Et le thérapeute alors ? Il est celui qui est en relation, à travers ce qu’on peut appeler maintenant, l’onirothérapie, avec le rêve et l'affect, par rapport à lui-même et à l'autre. D’aucune manière il ne cherche à neutraliser la relation en neutralisant ses propres affects. Ceux-ci doivent être là, mais libres, au cours d'un face-à-face, généralement en raison d’une séance par semaine. On voit tout de suite l’écueil qu’on évite : qu’une situation thérapeutique conçue sur le modèle de la « neutralité bienveillante », puisse être le lien où s’actualisent, sans la possibilité de les dépasser, des situations d’impasse précoces liées à une présence-absence d’une figure parentale.

Le plus ardu dans ce travail c'est de respecter ce qui est là.

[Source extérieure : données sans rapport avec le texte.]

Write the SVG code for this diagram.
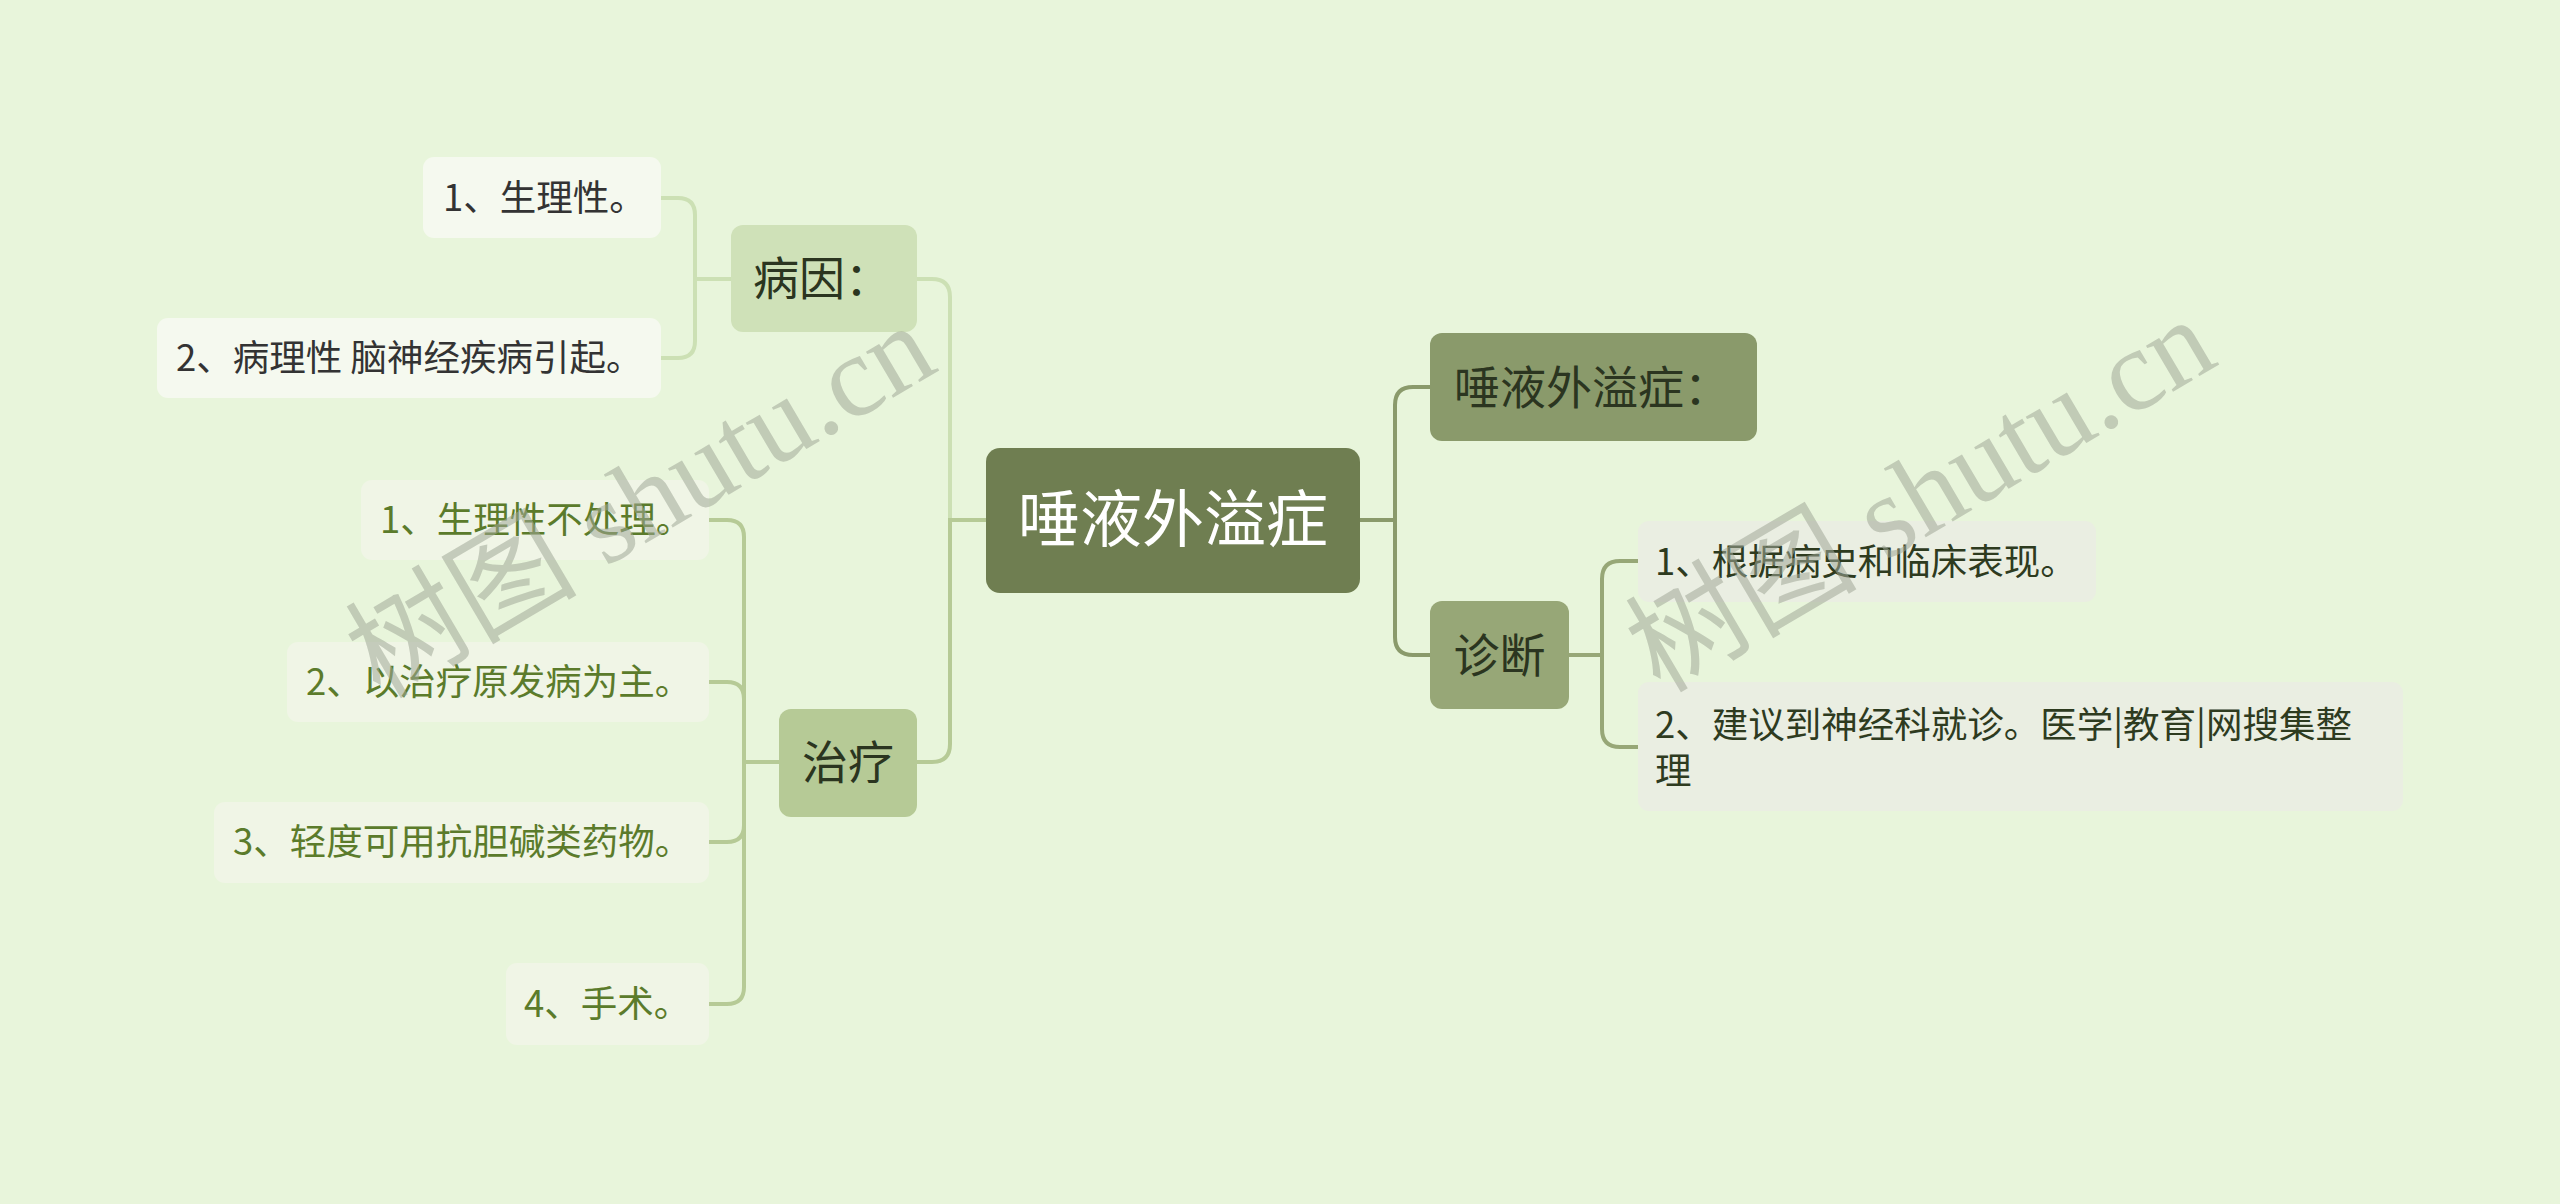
<svg xmlns="http://www.w3.org/2000/svg" width="2560" height="1204" viewBox="0 0 2560 1204">
<style>
text{font-family:"Noto Sans CJK SC","Noto Sans",sans-serif;}
.root{font-size:62px;fill:#ffffff;}
.sub{font-size:46px;fill:#2b3520;}
.leaf{font-size:36.5px;}
.lk{fill:#333333;}
.lg{fill:#5b7b2b;}
.ld{fill:#2e3b1f;}
.c{fill:none;stroke-width:4;stroke-linecap:round;}
.wm{font-family:"Liberation Serif","Noto Sans CJK SC",serif;font-size:116px;fill:#a0a898;fill-opacity:0.55;}
</style>
<rect x="0" y="0" width="2560" height="1204" fill="#e8f5db"/>
<g id="connectors">
<path class="c" stroke="#cce0b4" d="M986,520 H950 V297 Q950,279 932,279 H917"/>
<path class="c" stroke="#b6ca96" d="M986,520 H950 V744 Q950,762 932,762 H917"/>
<path class="c" stroke="#8a9a6b" d="M1360,520 H1395 V405 Q1395,387 1413,387 H1430"/>
<path class="c" stroke="#8a9a6b" d="M1360,520 H1395 V637 Q1395,655 1413,655 H1430"/>
<path class="c" stroke="#cce0b4" d="M731,279 H695 V215 Q695,198 678,198 H661"/>
<path class="c" stroke="#cce0b4" d="M731,279 H695 V341 Q695,358 678,358 H661"/>
<path class="c" stroke="#b6ca96" d="M779,762 H744 V537 Q744,520 727,520 H709"/>
<path class="c" stroke="#b6ca96" d="M779,762 H744 V699 Q744,682 727,682 H709"/>
<path class="c" stroke="#b6ca96" d="M779,762 H744 V825 Q744,842 727,842 H709"/>
<path class="c" stroke="#b6ca96" d="M779,762 H744 V987 Q744,1004 727,1004 H709"/>
<path class="c" stroke="#97a777" d="M1569,655 H1602 V579 Q1602,561 1620,561 H1638"/>
<path class="c" stroke="#97a777" d="M1569,655 H1602 V729 Q1602,747 1620,747 H1638"/>
</g>
<g id="root">
<rect x="986" y="448" width="374" height="145" rx="14" fill="#6f7e51"/>
<text class="root" x="1173" y="542" text-anchor="middle">唾液外溢症</text>
</g>
<g id="n-def">
<rect x="1430" y="333" width="327" height="108" rx="12" fill="#8a9a6b"/>
<text class="sub" x="1454" y="403.5">唾液外溢症：</text>
</g>
<g id="n-diag">
<rect x="1430" y="601" width="139" height="108" rx="12" fill="#97a777"/>
<text class="sub" x="1499.5" y="671.5" text-anchor="middle">诊断</text>
</g>
<g id="n-cause">
<rect x="731" y="225" width="186" height="107" rx="12" fill="#cfe1b8"/>
<text class="sub" x="753" y="295">病因：</text>
</g>
<g id="n-treat">
<rect x="779" y="709" width="138" height="108" rx="12" fill="#b6ca96"/>
<text class="sub" x="848" y="778.5" text-anchor="middle">治疗</text>
</g>
<g id="l-cause1">
<rect x="423" y="157" width="238" height="81" rx="11" fill="#f5f9ef"/>
<text class="leaf lk" x="443" y="211">1、生理性。</text>
</g>
<g id="l-cause2">
<rect x="157" y="318" width="504" height="80" rx="11" fill="#f5f9ef"/>
<text class="leaf lk" x="176" y="371">2、病理性 脑神经疾病引起。</text>
</g>
<g id="l-treat1">
<rect x="361" y="480" width="348" height="80" rx="11" fill="#f0f5e6"/>
<text class="leaf lg" x="380" y="533">1、生理性不处理。</text>
</g>
<g id="l-treat2">
<rect x="287" y="642" width="422" height="80" rx="11" fill="#f0f5e6"/>
<text class="leaf lg" x="306" y="695">2、以治疗原发病为主。</text>
</g>
<g id="l-treat3">
<rect x="214" y="802" width="495" height="81" rx="11" fill="#f0f5e6"/>
<text class="leaf lg" x="233" y="855">3、轻度可用抗胆碱类药物。</text>
</g>
<g id="l-treat4">
<rect x="506" y="963" width="203" height="82" rx="11" fill="#f0f5e6"/>
<text class="leaf lg" x="524" y="1017">4、手术。</text>
</g>
<g id="l-diag1">
<rect x="1638" y="521" width="458" height="81" rx="11" fill="#eaeee2"/>
<text class="leaf ld" x="1655" y="575">1、根据病史和临床表现。</text>
</g>
<g id="l-diag2">
<rect x="1638" y="682" width="765" height="129" rx="11" fill="#eaeee2"/>
<text class="leaf ld" x="1655" y="738">2、建议到神经科就诊。医学|教育|网搜集整</text>
<text class="leaf ld" x="1655" y="784">理</text>
</g>
<g id="watermarks">
<text class="wm" x="380" y="700" transform="rotate(-30.5 380 700)">树图 shutu.cn</text>
<text class="wm" x="1660" y="694" transform="rotate(-30.5 1660 694)">树图 shutu.cn</text>
</g>
</svg>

Quand il s'effectue cependant, on a l'impression que les choses se sont déroulées d'elles-mêmes, sans intervention extérieure. On pense au grand poète zen japonais, Basho formulant ce paradoxe : «Si tu as un bâton, je te le donne, et si tu n'as pas de bâton, je te le prends ».

Qu'est-ce qu’on prend ? Qu'est-ce qu'on donne ? Qui prend ? Qui donne ?

Il faut en faire l’expérience relationnelle  dans une unité psycho-soma pour pouvoir y répondre, ou pour savoir qu’on n’a pas besoin d’y répondre, la médiation entre soi et soi-même ayant été effectuée par le thérapeute qui réalise l’unité de la personne, corps et âme, en ne prenant rien, en ne donnant rien, mais simplement en étant là, et en comprenant .



[1] Voir Sami-Ali : Corps réel, corps imaginaire, p. 106 sq, Dunod, Paris 1998.

[2] Voir Sami-Ali : Le rêve et l’affect. Une théorie du somatique, p. 185 sq. Dunod, Paris 1997.